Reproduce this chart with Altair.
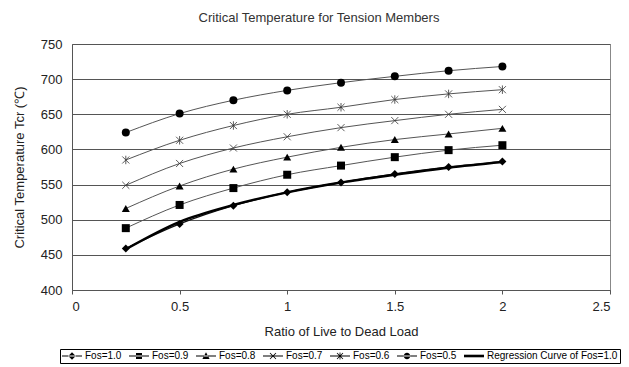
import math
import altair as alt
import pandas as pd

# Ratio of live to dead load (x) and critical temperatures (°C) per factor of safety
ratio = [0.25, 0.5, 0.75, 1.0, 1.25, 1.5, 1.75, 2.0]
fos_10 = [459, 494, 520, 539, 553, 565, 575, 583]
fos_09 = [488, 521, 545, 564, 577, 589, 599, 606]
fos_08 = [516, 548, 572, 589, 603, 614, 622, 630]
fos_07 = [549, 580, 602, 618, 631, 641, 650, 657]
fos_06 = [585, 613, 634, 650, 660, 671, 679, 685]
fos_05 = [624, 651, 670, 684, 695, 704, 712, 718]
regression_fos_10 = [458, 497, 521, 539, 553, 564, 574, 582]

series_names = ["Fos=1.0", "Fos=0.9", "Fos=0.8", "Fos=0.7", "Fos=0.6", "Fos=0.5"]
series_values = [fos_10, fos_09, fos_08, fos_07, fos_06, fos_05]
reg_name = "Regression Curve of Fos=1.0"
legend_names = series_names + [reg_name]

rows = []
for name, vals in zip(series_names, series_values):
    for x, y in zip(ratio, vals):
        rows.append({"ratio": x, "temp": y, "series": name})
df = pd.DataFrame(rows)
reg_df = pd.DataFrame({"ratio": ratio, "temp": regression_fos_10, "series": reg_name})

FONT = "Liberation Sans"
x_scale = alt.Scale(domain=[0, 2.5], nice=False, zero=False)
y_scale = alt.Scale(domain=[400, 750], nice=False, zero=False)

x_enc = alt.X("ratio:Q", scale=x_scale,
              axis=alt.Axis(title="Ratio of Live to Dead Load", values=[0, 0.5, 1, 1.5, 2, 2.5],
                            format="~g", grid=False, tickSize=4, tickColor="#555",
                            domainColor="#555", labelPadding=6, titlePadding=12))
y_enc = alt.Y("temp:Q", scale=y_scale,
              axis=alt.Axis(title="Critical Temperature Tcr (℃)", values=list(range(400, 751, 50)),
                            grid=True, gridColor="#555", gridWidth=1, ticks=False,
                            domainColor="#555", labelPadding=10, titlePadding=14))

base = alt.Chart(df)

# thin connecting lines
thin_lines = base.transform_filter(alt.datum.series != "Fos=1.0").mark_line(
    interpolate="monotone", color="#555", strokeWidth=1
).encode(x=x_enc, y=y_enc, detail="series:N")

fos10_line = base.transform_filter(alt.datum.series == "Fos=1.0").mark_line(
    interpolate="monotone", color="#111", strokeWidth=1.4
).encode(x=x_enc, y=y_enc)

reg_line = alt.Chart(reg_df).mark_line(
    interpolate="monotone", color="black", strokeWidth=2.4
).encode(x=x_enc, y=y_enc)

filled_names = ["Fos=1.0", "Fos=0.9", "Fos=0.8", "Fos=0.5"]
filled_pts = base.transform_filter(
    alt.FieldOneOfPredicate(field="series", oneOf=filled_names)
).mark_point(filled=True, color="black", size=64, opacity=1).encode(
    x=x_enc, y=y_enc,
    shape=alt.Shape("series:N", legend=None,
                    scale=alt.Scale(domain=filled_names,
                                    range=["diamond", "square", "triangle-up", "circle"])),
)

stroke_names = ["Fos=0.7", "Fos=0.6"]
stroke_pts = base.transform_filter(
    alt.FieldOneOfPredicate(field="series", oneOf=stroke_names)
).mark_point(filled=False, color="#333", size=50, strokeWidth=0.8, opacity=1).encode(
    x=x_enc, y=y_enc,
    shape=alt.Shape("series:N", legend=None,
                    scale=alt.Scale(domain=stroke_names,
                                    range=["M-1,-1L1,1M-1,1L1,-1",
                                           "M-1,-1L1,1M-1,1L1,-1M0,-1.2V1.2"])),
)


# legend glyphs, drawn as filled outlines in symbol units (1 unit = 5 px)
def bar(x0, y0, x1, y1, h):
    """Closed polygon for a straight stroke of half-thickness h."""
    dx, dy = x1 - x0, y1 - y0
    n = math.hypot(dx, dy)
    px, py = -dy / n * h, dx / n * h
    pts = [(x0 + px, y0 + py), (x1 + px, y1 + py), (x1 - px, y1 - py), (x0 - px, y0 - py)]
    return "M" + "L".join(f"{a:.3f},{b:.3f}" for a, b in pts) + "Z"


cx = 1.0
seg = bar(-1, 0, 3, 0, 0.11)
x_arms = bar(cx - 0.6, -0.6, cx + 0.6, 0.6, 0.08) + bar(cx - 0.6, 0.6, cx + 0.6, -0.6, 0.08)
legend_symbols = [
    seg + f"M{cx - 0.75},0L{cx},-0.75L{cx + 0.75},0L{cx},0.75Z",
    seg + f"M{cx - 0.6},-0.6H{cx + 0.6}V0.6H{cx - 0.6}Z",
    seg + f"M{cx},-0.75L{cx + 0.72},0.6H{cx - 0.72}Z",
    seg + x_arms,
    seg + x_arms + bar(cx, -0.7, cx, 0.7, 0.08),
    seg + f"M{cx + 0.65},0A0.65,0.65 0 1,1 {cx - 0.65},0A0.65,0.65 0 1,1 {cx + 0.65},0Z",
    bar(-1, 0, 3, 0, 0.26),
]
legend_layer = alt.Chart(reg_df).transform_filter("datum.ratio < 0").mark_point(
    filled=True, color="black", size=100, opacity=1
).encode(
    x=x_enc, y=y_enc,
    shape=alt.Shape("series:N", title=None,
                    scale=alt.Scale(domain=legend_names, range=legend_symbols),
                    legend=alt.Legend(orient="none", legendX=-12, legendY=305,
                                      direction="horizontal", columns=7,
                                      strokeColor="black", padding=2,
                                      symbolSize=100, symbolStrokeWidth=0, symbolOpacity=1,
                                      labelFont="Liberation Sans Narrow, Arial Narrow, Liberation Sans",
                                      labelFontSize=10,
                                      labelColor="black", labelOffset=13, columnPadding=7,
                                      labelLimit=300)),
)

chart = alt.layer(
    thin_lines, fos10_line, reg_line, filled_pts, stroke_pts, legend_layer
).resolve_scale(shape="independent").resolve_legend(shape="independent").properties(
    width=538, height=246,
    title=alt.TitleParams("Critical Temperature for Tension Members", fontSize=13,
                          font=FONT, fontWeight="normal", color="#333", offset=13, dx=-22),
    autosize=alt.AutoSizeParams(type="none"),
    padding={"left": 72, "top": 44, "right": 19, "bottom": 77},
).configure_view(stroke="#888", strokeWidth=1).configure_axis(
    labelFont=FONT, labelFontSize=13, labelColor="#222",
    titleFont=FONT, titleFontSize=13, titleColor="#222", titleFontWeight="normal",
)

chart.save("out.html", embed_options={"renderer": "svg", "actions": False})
* * *
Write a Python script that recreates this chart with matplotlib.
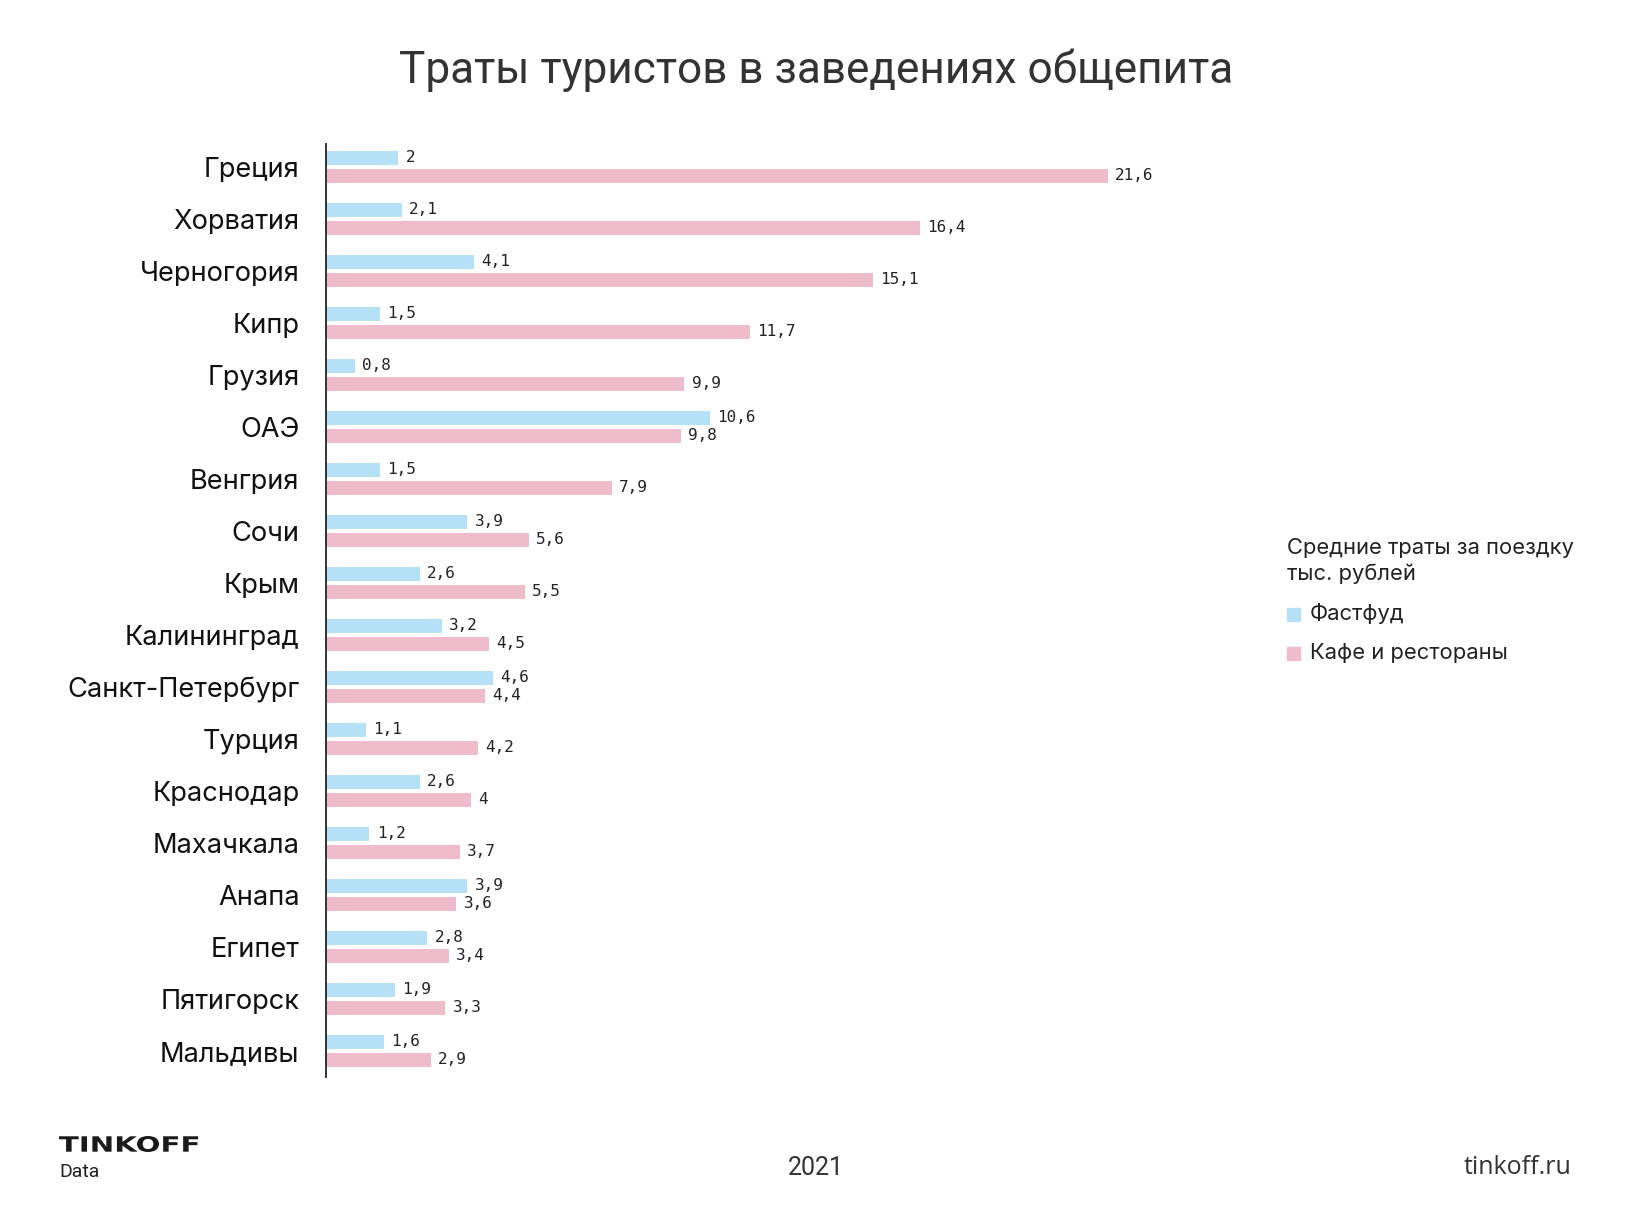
--
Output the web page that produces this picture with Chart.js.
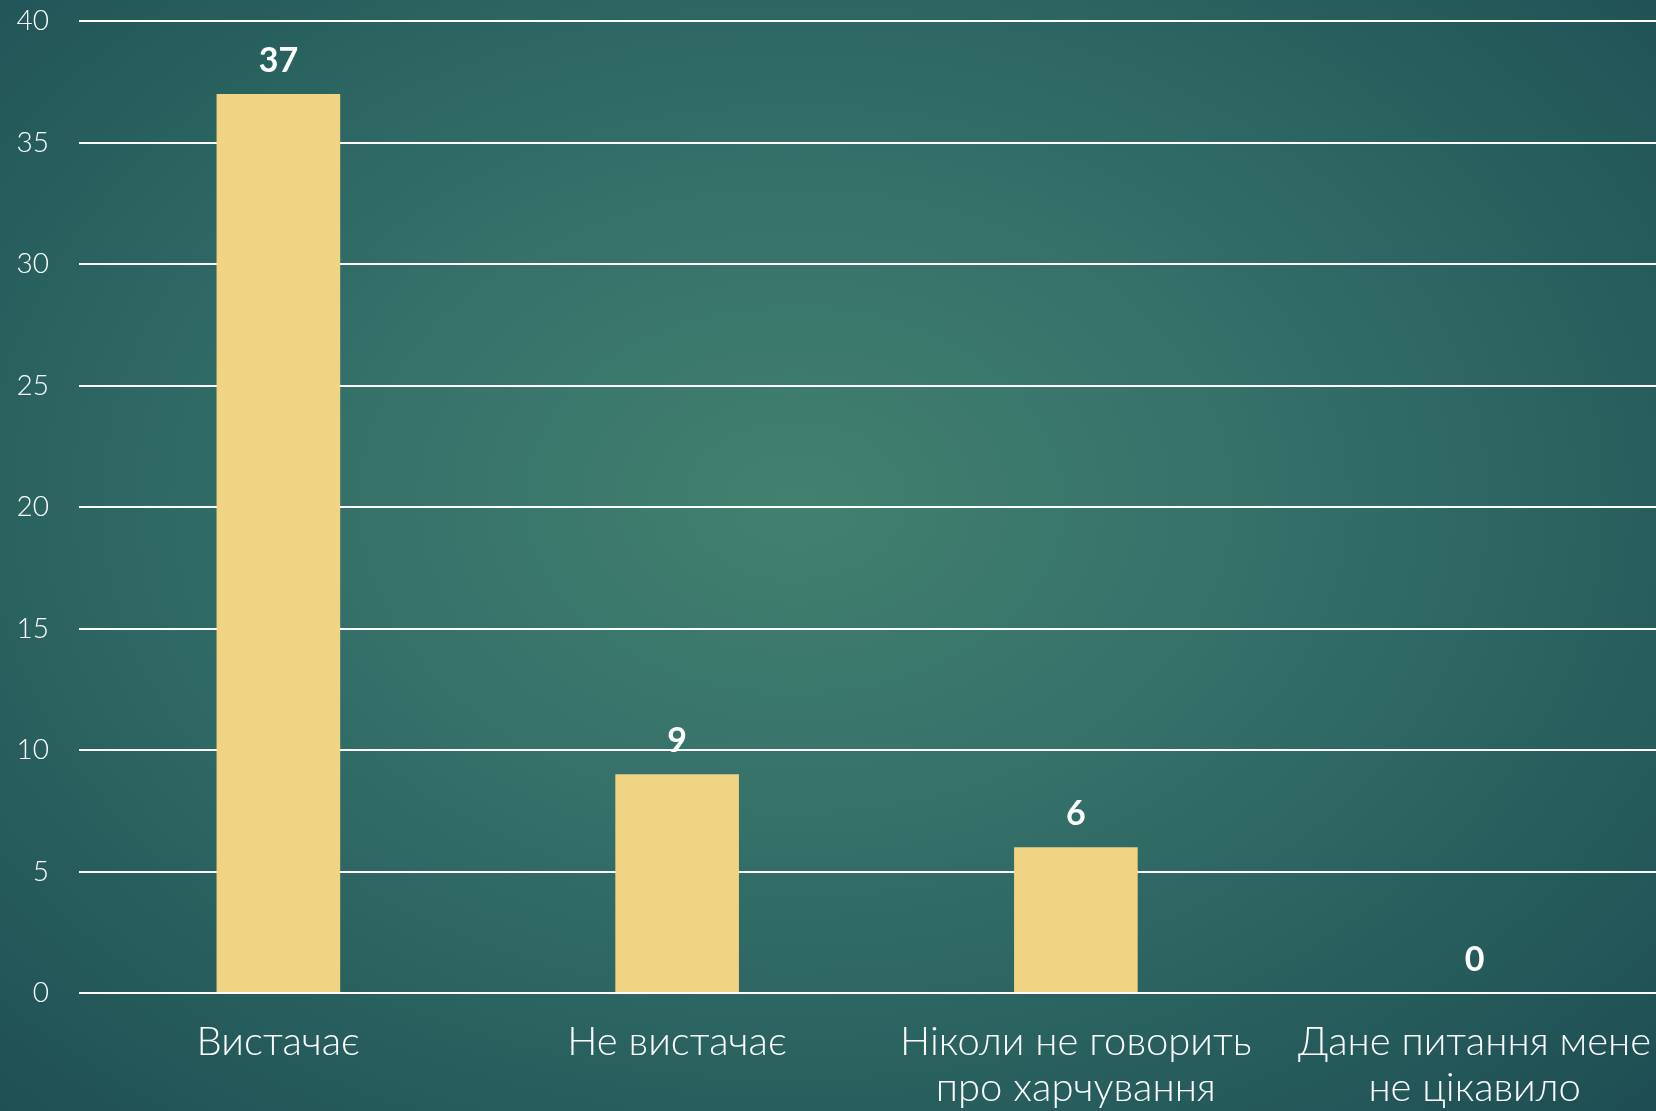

» REQUIREMENT
Looking at the records above, work out how many lines include the string "this". Give the number and nothing else.

» OUTPUT OF THE TASK
3